Can Crawling Under the Covers Be a Sign of Anxiety in Dogs?

Crawling under the covers can be a behavior of anxious dogs. For example, fireworks or thunderstorms can cause a great deal of stress. To find a safe place to let the perceived danger pass, some dogs hide under the bed. Others will crawl under the covers. Dr. Burch says they can essentially hide from the flashes of lightning and therefore feel secure.

Cavalier King Charles Spaniel laying on the couch under a blanket.
Anna Fotyma /

She believes it may also have to do with the pressure of the blankets pressing down on their bodies, similarly to a weighted blanket. “These are thought to reduce anxiety and make the person feel calm and secure,” she says. “It could be that blankets make some dogs feel the same way.”

Do Certain Dogs Crawl Under the Covers More Often?

You might find your dog crawls under the covers more while they’re still a puppy as they’re looking to replicate the comfort of their litter. As they mature, they might grow out of the habit. An older rescue dog might crawl under the covers more when you first bring them home, as they’re yet to feel at ease in their new environment. However, many dogs sleep under blankets for their whole life.

There may be breed differences too. “Earthdogs, those breeds that go in burrows, often like to sleep under the covers. These might include terriers and breeds such as Dachshunds,” says Dr. Burch. “Some breeds, such as Siberian Huskies and Alaskan Malamutes, will sleep in the snow. When they sleep under the covers, it is thought that this is related to burrowing in the snow.”

Is Your Dog Crawling Under the Covers Ever Cause for Concern?
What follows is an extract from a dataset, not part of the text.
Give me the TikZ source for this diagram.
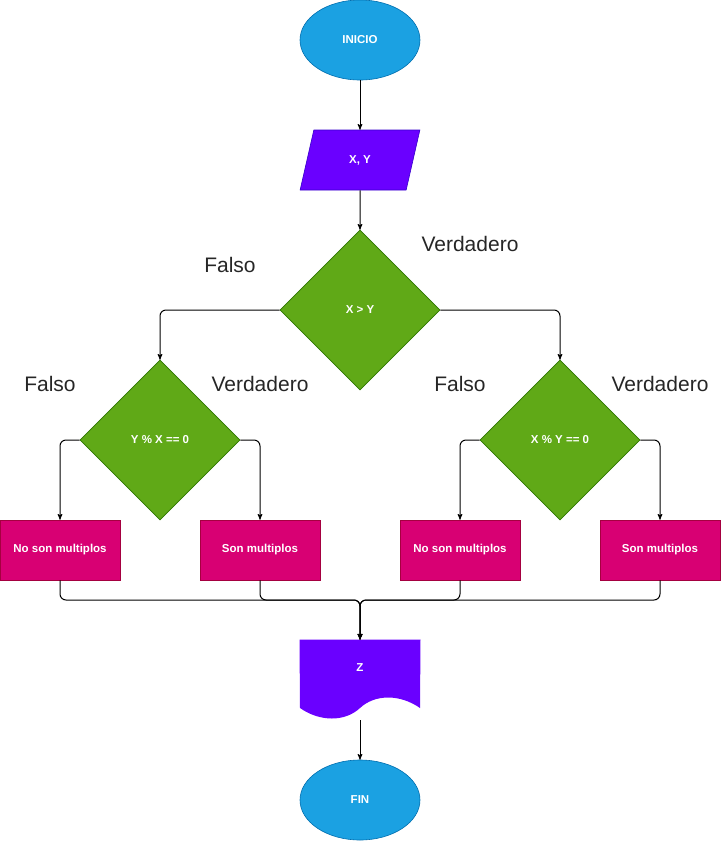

Many dogs crawl under the covers every night and are perfectly safe. However, there are precautions you should take. Electric blankets aren’t a good combination with bed burrowing dogs. They can potentially be harmful if the dog scratches or digs at the blanket. Dr. Burch says it can also be a problem if the covers are too heavy or the sheets are tucked too tight, and the dog can’t get out. “This can be dangerous if the owner is a sound sleeper and does not realize there is a problem,” she adds.

Belgian Malinois lying on owner's bed under the blanket.
Eudyptula /

You also need to consider your dog’s ability to breathe properly. “If you have ever put your own head under the blankets, you might have noticed that it is hard to get air, or you quickly get overheated. The same problem could happen to a dog,” she explains.

If your dog is crawling under the covers due to anxiety, it’s important to recognize their fear. Work with them to feel more comfortable with their surroundings, so they no longer feel the need to hide. Consider building your dog’s confidence and undertaking behavior modification techniques, like desensitization and counter conditioning. It can also be helpful to work with a professional dog trainer or animal behaviorist.

Can You Discourage a Dog From Crawling Under the Covers?

As long as your dog is sleeping safely under the covers, there’s no reason not to let them. But if it’s impacting your sleep, or you feel they’re at risk of overheating or getting trapped, you can train them an alternative behavior, such as sleeping on top of the covers at the foot of the bed. Dr. Burch suggests covering the area with a towel or small blanket to mark the dog’s area. But she says it might be an even better option to provide your dog with a comfy dog bed, so they feel safe and secure in their own special place.